Le Microbiome et le VIH

Sergio SERRANO

Hôpital Ramon y Cajal
Madrid, Espagne

Santiago Moreno, chef de service en maladies infectieuses

Santiago MORENO

Hôpital Ramon y Cajal
Madrid, Espagne

Le microbiote est devenu un sujet de discussion brûlant ces dernières années, avec la mise en évidence récente des fonctions importantes qu’il assure chez son hôte. Il joue un rôle essentiel dans la protection contre les agents infectieux et dans l’approvisionnement de l’hôte en nutriments essentiels. Il assure également l’instruction et la fonctionnalité du système immunitaire. La respiration elle-même est effectuée par des structures cellulaires originaires des bactéries en symbiose avec des cellules eucaryotes : les mitochondries. Le microbiome est donc impliqué dans de nombreuses situations. Les maladies infectieuses ne sont pas une exception à cette règle.

Il est donc plausible de s’attendre à ce que pour de nombreuses maladies qui ont été associées au microbiote, des changements dans les communautés microbiennes soient une conséquence, plutôt qu’une cause de l’état de la maladie. Il y a, cependant, un consensus émergent sur l’importance du rôle joué par le microbiote dans la pathogénèse de nombreuses maladies, pour la plupart relatives à la nutrition, au métabolisme, à l’auto-immunité et au cancer. Des études expérimentales et des essais cliniques destinés à modeler le microbiote aideront à définir si ce dernier contribue au développement d’une maladie ou s’il n’est tout simplement qu’un épiphénomène de cette maladie.

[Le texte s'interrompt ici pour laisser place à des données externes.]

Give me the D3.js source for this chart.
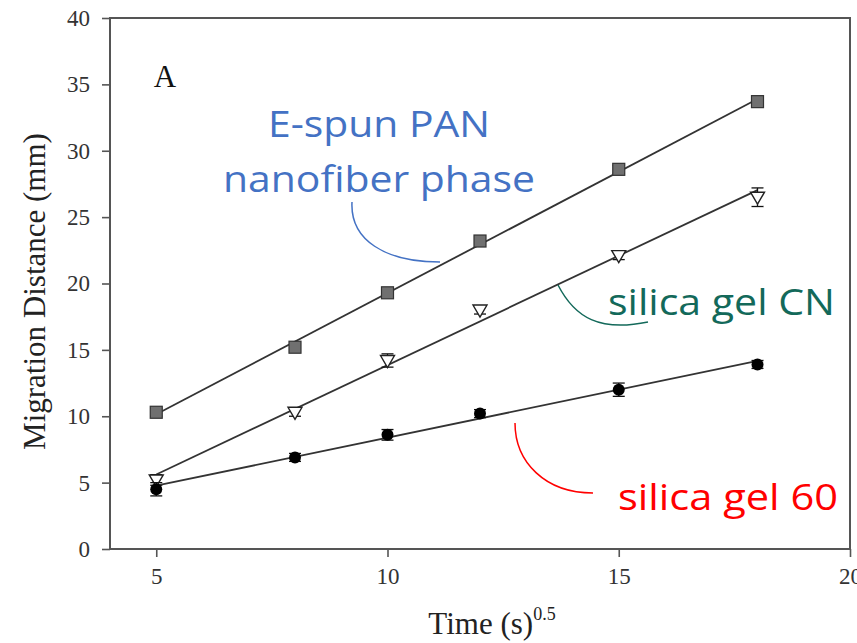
<!DOCTYPE html>
<html>
<head>
<meta charset="utf-8">
<script src="https://cdn.jsdelivr.net/npm/d3@7"></script>
<style>
  body { margin: 0; background: #fff; }
  svg { display: block; }
</style>
</head>
<body>
<script>
var width = 857;
var height = 643;

// time^0.5 values shared by all three series
var times = [5, 8, 10, 12, 15, 18];

var panValues = [10.3, 15.2, 19.3, 23.2, 28.6, 33.7];
var panErrors = [0.3, 0.3, 0.3, 0.3, 0.3, 0.3];

var cnValues = [5.2, 10.3, 14.2, 18.0, 22.1, 26.5];
var cnErrors = [0.4, 0.3, 0.5, 0.3, 0.3, 0.7];

var gel60Values = [4.5, 6.9, 8.6, 10.2, 12.0, 13.9];
var gel60Errors = [0.5, 0.3, 0.4, 0.3, 0.5, 0.3];

var xTicks = [5, 10, 15, 20];
var yTicks = [0, 5, 10, 15, 20, 25, 30, 35, 40];

var svg = d3.select('body').append('svg')
            .attr('width', width)
            .attr('height', height);

var x = d3.scaleLinear().domain([4, 20]).range([110, 850]);
var y = d3.scaleLinear().domain([0, 40]).range([549, 18]);

var serif = '"Liberation Serif", "Times New Roman", serif';
var sans = '"Open Sans", "Noto Sans", sans-serif';
var axisColor = '#555';

// axes
var yAxis = svg.append('g')
    .attr('transform', 'translate(' + x(4) + ',0)')
    .call(d3.axisLeft(y).tickValues(yTicks).tickSize(8).tickPadding(12));

var xAxis = svg.append('g')
    .attr('transform', 'translate(0,' + y(0) + ')')
    .call(d3.axisBottom(x).tickValues(xTicks).tickSize(8).tickPadding(11));

[yAxis, xAxis].forEach(function(a) {
  a.select('.domain').remove();
  a.selectAll('line').attr('stroke', axisColor).attr('stroke-width', 1.6);
  a.selectAll('text')
    .attr('fill', '#333')
    .style('font-family', serif)
    .style('font-size', '23px');
});

// frame
svg.append('rect')
    .attr('x', x(4))
    .attr('y', y(40))
    .attr('width', x(20) - x(4))
    .attr('height', y(0) - y(40))
    .attr('fill', 'none')
    .attr('stroke', axisColor)
    .attr('stroke-width', 2);

// axis titles
svg.append('text')
    .attr('transform', 'translate(45,' + ((y(0) + y(40)) / 2 + 8) + ') rotate(-90)')
    .attr('text-anchor', 'middle')
    .attr('fill', '#222')
    .style('font-family', serif)
    .style('font-size', '31px')
    .text('Migration Distance (mm)');

var xt = svg.append('text')
    .attr('x', 492)
    .attr('y', 634)
    .attr('text-anchor', 'middle')
    .attr('fill', '#222')
    .style('font-family', serif)
    .style('font-size', '31px');
xt.append('tspan').text('Time (s)');
xt.append('tspan').attr('dy', -14).style('font-size', '18px').text('0.5');

// panel letter
svg.append('text')
    .attr('x', 165)
    .attr('y', 87)
    .attr('text-anchor', 'middle')
    .attr('fill', '#111')
    .style('font-family', serif)
    .style('font-size', '31px')
    .text('A');

// least squares fit
function fit(xs, ys) {
  var mx = d3.mean(xs), my = d3.mean(ys);
  var sxy = d3.sum(xs, function(d, i) { return (d - mx) * (ys[i] - my); });
  var sxx = d3.sum(xs, function(d) { return (d - mx) * (d - mx); });
  var b = sxy / sxx;
  return function(v) { return my + b * (v - mx); };
}

var series = [
  { values: panValues, errors: panErrors, shape: 'square' },
  { values: cnValues, errors: cnErrors, shape: 'triangle' },
  { values: gel60Values, errors: gel60Errors, shape: 'circle' }
];

var line = d3.line()
    .x(function(d) { return x(d[0]); })
    .y(function(d) { return y(d[1]); });

series.forEach(function(s) {
  var f = fit(times, s.values);
  var x0 = d3.min(times), x1 = d3.max(times);
  svg.append('path')
      .attr('d', line([[x0, f(x0)], [x1, f(x1)]]))
      .attr('fill', 'none')
      .attr('stroke', '#333')
      .attr('stroke-width', 1.8);

  var pts = times.map(function(t, i) { return { t: t, v: s.values[i], e: s.errors[i] }; });
  var g = svg.append('g');

  // error bars
  var eb = g.selectAll('g.err').data(pts).enter().append('g').attr('class', 'err')
      .attr('stroke', '#111').attr('stroke-width', 1.3);
  eb.append('line')
      .attr('x1', function(d) { return x(d.t); })
      .attr('x2', function(d) { return x(d.t); })
      .attr('y1', function(d) { return y(d.v - d.e); })
      .attr('y2', function(d) { return y(d.v + d.e); });
  [-1, 1].forEach(function(sign) {
    eb.append('line')
        .attr('x1', function(d) { return x(d.t) - 6; })
        .attr('x2', function(d) { return x(d.t) + 6; })
        .attr('y1', function(d) { return y(d.v + sign * d.e); })
        .attr('y2', function(d) { return y(d.v + sign * d.e); });
  });

  // markers
  if (s.shape === 'square') {
    g.selectAll('rect').data(pts).enter().append('rect')
        .attr('x', function(d) { return x(d.t) - 6; })
        .attr('y', function(d) { return y(d.v) - 6; })
        .attr('width', 12).attr('height', 12)
        .attr('fill', '#707070').attr('stroke', '#333').attr('stroke-width', 1.2);
  } else if (s.shape === 'triangle') {
    g.selectAll('path.tri').data(pts).enter().append('path')
        .attr('class', 'tri')
        .attr('d', function(d) {
          var cx = x(d.t), cy = y(d.v);
          return 'M' + (cx - 7) + ',' + (cy - 5) + 'L' + (cx + 7) + ',' + (cy - 5) + 'L' + cx + ',' + (cy + 7) + 'Z';
        })
        .attr('fill', '#fff').attr('stroke', '#222').attr('stroke-width', 1.4);
  } else {
    g.selectAll('circle').data(pts).enter().append('circle')
        .attr('cx', function(d) { return x(d.t); })
        .attr('cy', function(d) { return y(d.v); })
        .attr('r', 6)
        .attr('fill', '#000');
  }
});

// call-out labels
var labels = [
  { text: 'E-spun PAN', x: 268, y: 137, len: 222, color: '#4472C4' },
  { text: 'nanofiber phase', x: 223, y: 192, len: 312, color: '#4472C4' },
  { text: 'silica gel CN', x: 608, y: 315, len: 227, color: '#13695A' },
  { text: 'silica gel 60', x: 618, y: 510, len: 220, color: '#FF0000' }
];

svg.selectAll('text.callout').data(labels).enter().append('text')
    .attr('class', 'callout')
    .attr('x', function(d) { return d.x; })
    .attr('y', function(d) { return d.y; })
    .attr('textLength', function(d) { return d.len; })
    .attr('lengthAdjust', 'spacingAndGlyphs')
    .attr('fill', function(d) { return d.color; })
    .style('font-family', sans)
    .style('font-size', '36px')
    .text(function(d) { return d.text; });

var curves = [
  { d: 'M352,202 C350,240 385,262 440,262', color: '#4472C4' },
  { d: 'M558,285 C575,318 600,332 648,322', color: '#13695A' },
  { d: 'M515,423 C515,462 545,493 593,493', color: '#FF0000' }
];

svg.selectAll('path.curve').data(curves).enter().append('path')
    .attr('class', 'curve')
    .attr('d', function(d) { return d.d; })
    .attr('fill', 'none')
    .attr('stroke', function(d) { return d.color; })
    .attr('stroke-width', 1.5);
</script>
</body>
</html>
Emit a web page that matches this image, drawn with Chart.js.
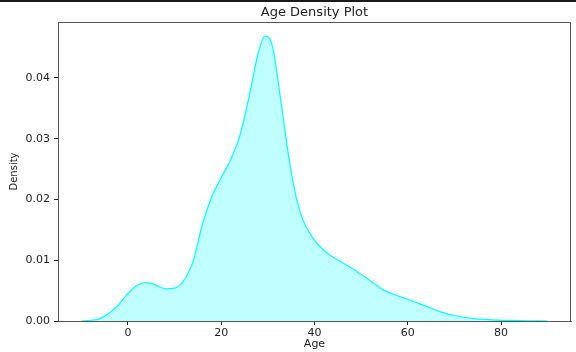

Nous nous sommes particulièrement intéressés aux interactions entre le microbiote et l’immunité des muqueuses, ainsi qu’à leur rôle dans le maintien d’une inflammation chronique, qui entraînent un processus de vieillissement altéré dans notre population de personnes vivant avec le VIH. Une question cruciale dans le domaine du VIH consiste à savoir si les anomalies du microbiote secondaires à l’infection par le VIH contribuent à un statut pro-inflammatoire. Ainsi, pour fournir des preuves expérimentales, nous évaluons les effets de différentes interventions visant à modeler le microbiote sur l’inflammation des individus infectés par le VIH, afin d’exercer des bénéfices à long terme sur l’immunité du tube digestif. Par exemple, nous évaluons l’efficacité et la tolérance de transplants de microbiote fécal répétés et à faible dose, en utilisant des selles encapsulées de donneurs, qui sont choisis en fonction de leur signature de microbiote.

Dans les années à venir le microbiote pourrait être utile dans la prise en charge de l’infection par le VIH. Le microbiote intestinal semble par exemple, contribuer de différentes façons à l’importance de la restauration immunitaire sous ART et est corrélé à l’inflammation – observations qui ouvrent de nouvelles perspectives pour des études ayant comme objectif de retrouver complètement l’état antérieur de santé. Les interactions entre les communautés microbiennes intestinales et le système immunitaire sont si solides que leur rôle est enquêté dans le contrôle spontané de l’infection par le VIH, en étudiant les rares populations d’Elite Contrôleurs. Le microbiote semble également affecter la réponse aux candidats-vaccins thérapeutiques contre le VIH. De plus, des changements dans le microbiote secondaires à l’infection par le VIH, pourraient expliquer l’augmentation de la susceptibilité à la tuberculose. En effet, il a été démontré que la présence de bactéries qui produisent des métabolites supprimant les réponses immunes spécifiques contre le Mycobacterium tuberculosis, pourraient prédire la susceptibilité à cette infection. La prévention contre le VIH est un sujet fascinant dans lequel le microbiote est révélé être un acteur important. Par exemple, le risque accru de contamination par le VIH des femmes d’Afrique du Sud est lié à l’augmentation de l’inflammation cervicovaginale, qui à son tour est alimentée par des changements spécifiques dans le microbiote. De façon similaire, l’effet protecteur de la circoncision dans le risque de transmission du VIH de la femme à l’homme pourrait s’expliquer par des changements du microbiote pénien. Finalement, certaines bactéries se sont montrées capables de cataboliser les médicaments antirétroviraux au niveau des muqueuses, ce qui influence le taux des médicaments antirétroviraux expliquant probablement les résultats divergents des études de PrEP.

Comme mentionné précédemment, le spectre des possibilités de la médecine basée sur le microbiote est très large dans le domaine du VIH. Une génération importante de scientifiques étudiant le VIH s’intéresse maintenant au microbiote et nous sommes convaincus que nous serons bientôt capables d’utiliser le microbiote  comme outil pour améliorer la prise en charge du VIH. Même si nous commençons tout juste à effleurer les causes et les conséquences de l’altération du microbiote à travers la santé et la maladie, des recherches significatives ayant le potentiel de changer la médecine moderne commencent à se concrétiser.